Rolls-Royce Phantom Cherry Blossom to auto, o którym marzę, ale zrobiłbym je inaczej

Rolls-Royce Phantom Cherry Blossom to kolejne (arcy)dzieło działu Bespoke. Tym razem trafia w moją najczulszą strunę. I choć to wspaniałe auto, ta struna nie brzmi idealnie czysto.

Jak zapewne możecie się domyślać z moich tekstów, jestem miłośnikiem marki Rolls-Royce. Uwielbiam ich dział Bespoke i wiele z ich dzieł. Do tego jestem też miłośnikiem Japonii - to też doskonale wiecie. A skoro Kraj Kwitnącej Wiśni, to właśnie sakura również rusza moje serce. Dlatego samochód taki jak Rolls-Royce Phantom Cherry Blossom chodził mi po głowie od dawna. Gdyby budżet pozwalał, chciałbym stworzyć sobie auto właśnie w takim stylu, inspirowane tymi niesamowitymi, krótko kwitnącymi kwiatami. Dlatego traktuję ten projekt osobiście... i nie jestem zachwycony.

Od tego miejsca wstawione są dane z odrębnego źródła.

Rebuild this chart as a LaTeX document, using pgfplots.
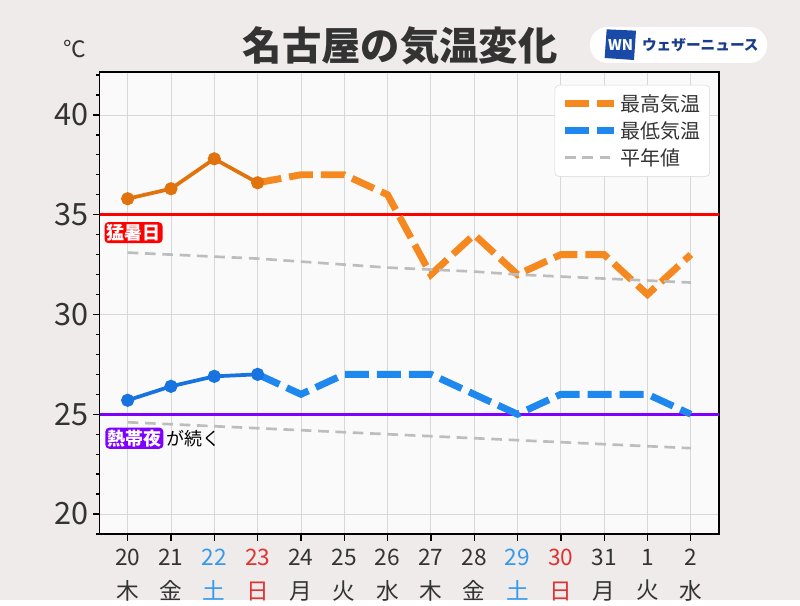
\documentclass[border=0pt]{standalone}
\usepackage{fontspec}
\setmainfont{Noto Sans CJK JP}
\usepackage{pgfplots}
\pgfplotsset{compat=1.18}
\definecolor{bg}{HTML}{EEEBEA}
\definecolor{plotbg}{HTML}{FBFAFB}
\definecolor{gridc}{HTML}{D8D8D8}
\definecolor{maxobs}{HTML}{E0730D}
\definecolor{maxfc}{HTML}{F5891F}
\definecolor{minobs}{HTML}{1673E0}
\definecolor{minfc}{HTML}{1E88EE}
\definecolor{normc}{HTML}{BDBDBD}
\definecolor{hotred}{HTML}{FF0000}
\definecolor{nightp}{HTML}{8000FF}
\definecolor{txt}{HTML}{333333}
\definecolor{dayblue}{HTML}{3399EE}
\definecolor{dayred}{HTML}{E03333}
\definecolor{navy}{HTML}{1A3C8C}
\definecolor{wnblue}{HTML}{1A4AA8}
\begin{document}
\begin{tikzpicture}
\fill[bg] (0pt,0pt) rectangle (600pt,450pt);
% title
\node[text=txt,font=\fontsize{29.5}{32}\selectfont\bfseries] at (300pt,415.5pt) {名古屋の気温変化};
\node[text=txt,font=\fontsize{17}{20}\selectfont] at (56pt,413pt) {℃};
% logo
\fill[white,rounded corners=13pt] (442.5pt,402.75pt) rectangle (575.25pt,429.75pt);
\fill[wnblue] (453.5pt,406.5pt) -- (475.5pt,405pt) -- (477pt,427pt) -- (455pt,428pt) -- cycle;
\node[text=white,font=\fontsize{11}{12}\selectfont\bfseries\itshape] at (465.5pt,416.25pt) {WN};
\node[text=navy,font=\fontsize{11}{13}\selectfont\bfseries,anchor=west] at (478pt,416.25pt) {ウェザーニュース};
\begin{axis}[
  at={(74.625pt,49.5pt)}, anchor=south west,
  scale only axis, width=464.6pt, height=346.5pt,
  xmin=-0.65, xmax=13.65, ymin=19, ymax=42.15,
  axis background/.style={fill=plotbg},
  axis line style={black, line width=1.4pt},
  ytick={20,25,30,35,40},
  minor ytick={19,...,42},
  xtick={0,...,13},
  xticklabels={{20\\木},{21\\金},{\color{dayblue}22\\\color{dayblue}土},{\color{dayred}23\\\color{dayred}日},{24\\月},{25\\火},{26\\水},{27\\木},{28\\金},{\color{dayblue}29\\\color{dayblue}土},{\color{dayred}30\\\color{dayred}日},{31\\月},{1\\火},{2\\水}},
  xticklabel style={align=center, text=txt, font=\fontsize{17}{25}\selectfont, yshift=-3pt},
  yticklabel style={text=txt, font=\fontsize{23}{26}\selectfont},
  /pgf/number format/assume math mode=true,
  xmajorgrids, ymajorgrids,
  major grid style={gridc, line width=0.6pt},
  tick align=outside, tick pos=left,
  major tick length=5pt, minor tick length=2.5pt,
  tick style={black, line width=1pt},
  legend cell align=left,
  legend style={at={(0.9855,0.972)}, anchor=north east, fill=white, draw=gridc, rounded corners=3pt, font=\fontsize{15}{17}\selectfont, text=txt, row sep=2pt, inner sep=5pt},
  legend image code/.code={\draw[#1] (0pt,0pt) -- (37pt,0pt);},
]
\addplot[hotred, line width=2.3pt, forget plot] coordinates {(-0.65,35) (13.65,35)};
\addplot[nightp, line width=2.3pt, forget plot] coordinates {(-0.65,25) (13.65,25)};
\addplot[maxfc, line width=5.2pt, dash pattern=on 18pt off 6pt] coordinates {(3,36.6) (4,37) (5,37) (6,36) (7,32) (8,34) (9,32) (10,33) (11,33) (12,31) (13,33)};
\addlegendentry{最高気温}
\addplot[minfc, line width=5.2pt, dash pattern=on 18pt off 6pt] coordinates {(3,27) (4,26) (5,27) (6,27) (7,27) (8,26) (9,25) (10,26) (11,26) (12,26) (13,25)};
\addlegendentry{最低気温}
\addplot[normc, line width=2pt, dash pattern=on 8pt off 5pt] coordinates {(0,33.1) (1,33.0) (2,32.9) (3,32.8) (4,32.65) (5,32.5) (6,32.35) (7,32.25) (8,32.15) (9,32.0) (10,31.9) (11,31.8) (12,31.7) (13,31.6)};
\addlegendentry{平年値}
\addplot[normc, line width=2pt, dash pattern=on 8pt off 5pt, forget plot] coordinates {(0,24.6) (1,24.5) (2,24.4) (3,24.3) (4,24.2) (5,24.1) (6,24.0) (7,23.9) (8,23.8) (9,23.7) (10,23.6) (11,23.5) (12,23.4) (13,23.3)};
\addplot[maxobs, line width=2.8pt, mark=*, mark size=3.5pt, forget plot] coordinates {(0,35.8) (1,36.3) (2,37.8) (3,36.6)};
\addplot[minobs, line width=2.8pt, mark=*, mark size=3.5pt, forget plot] coordinates {(0,25.7) (1,26.4) (2,26.9) (3,27.0)};
\node[anchor=west, fill=hotred, text=white, rounded corners=3pt, inner sep=1.5pt, font=\fontsize{13.5}{15}\selectfont\bfseries] at (axis cs:-0.54,34.1) {猛暑日};
\node[anchor=west, fill=nightp, text=white, rounded corners=3pt, inner sep=1.5pt, font=\fontsize{13.5}{15}\selectfont\bfseries] (nt) at (axis cs:-0.52,23.8) {熱帯夜};
\node[anchor=west, text=black, inner sep=2pt, font=\fontsize{13.5}{15}\selectfont] at (nt.east) {が続く};
\end{axis}
\end{tikzpicture}
\end{document}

Rolls-Royce Phantom Cherry Blossom to kolejny popis działu bespoke

Projekt tego auta narodził się trzy lata temu, a pół roku zajęło stworzenie tego egzemplarza. I, nie będę ukrywał, robi wrażenie.

250 tysięcy ściegów w samej podsufitce, haft 3d (po raz pierwszy użyty w projektach marki) oraz drobiazgowość oddania detali są nie do podważenia.

Zresztą, gdy spojrzymy na auto z zewnątrz, wszystko wygląda idealnie. Lakiery Crystal oraz Arctic White świetnie pasują do Phantoma i choć sam dałbym nieco bardziej "mleczny" odcień, to Rolls wygląda fenomenalnie, na moich ulubionych felgach i z cudownym wzorem pinstripe, zapowiadającym inspiracje we wnętrzu.

Rolls-Royce Phantom Cherry Blossom

Tu jednak pochodzący z Japonii klient, który chciał odwzorować magiczne chwile kwitnącej wiśni, nieco, moim zdaniem przesadził.

Podoba mi się kolor tapicerki, choć też, dałbym ją o ton mniej nasyconą. Genialnie wygląda jasne drewno oraz przeszycia skóry.

Sufit jest czymś bardzo kontrowersyjnym. Podsufitkę Starlight wyhaftowano bowiem w konar kwitnącej wiśni. Czapki z głów dla rzemieślników, którzy to tworzyli. A w zasadzie jednego, który był za to odpowiedzialny. To jedenaście sekcji ramy, które w sumie tworzą płynny obraz.

Auto stworzono do bycia wożonym, więc ma przegrodę dzielącą sekcję kierowcy oraz pasażerską. Dzięki temu i na niej mogły znaleźć się kolejne detale. Rzemieślnicy postawili tu na haft 3D i ornamenty imitujące opadające płatki Sakury. Każdy z nich jest dziełem sztuki samym w sobie.

Tyle że całość do mnie nie przemawia. Japońska sztuka i estetyka to umiłowanie minimalizmu i prostoty. Ulotność Hanami (czyli święta oglądania kwitnących drzew Sakury) jest warta uwiecznienia. Ale tutaj wszystko jest "za bardzo". Za mało delikatne, zbyt widoczne, "łopatologiczne".

Moim zdaniem, Rolls-Royce Phantom Chery Blossom w środku powinien być dyskretniejszy, a całość powinna sprowadzać się do dyskretnych detali, takich jak linia Coachline na nadwoziu. To wnętrze powinno tworzyć harmonię i pobudzać wyobraźnię.

Nie przeczę jednak, że jak na kreację działu Bespoke, to jest majstersztyk roboty i kolejne potwierdzenie, że "klient nasz Pan" w Rolls-Royce jest traktowane poważnie, a pracujący tam rzemieślnicy to najwyższa liga profesjonalistów.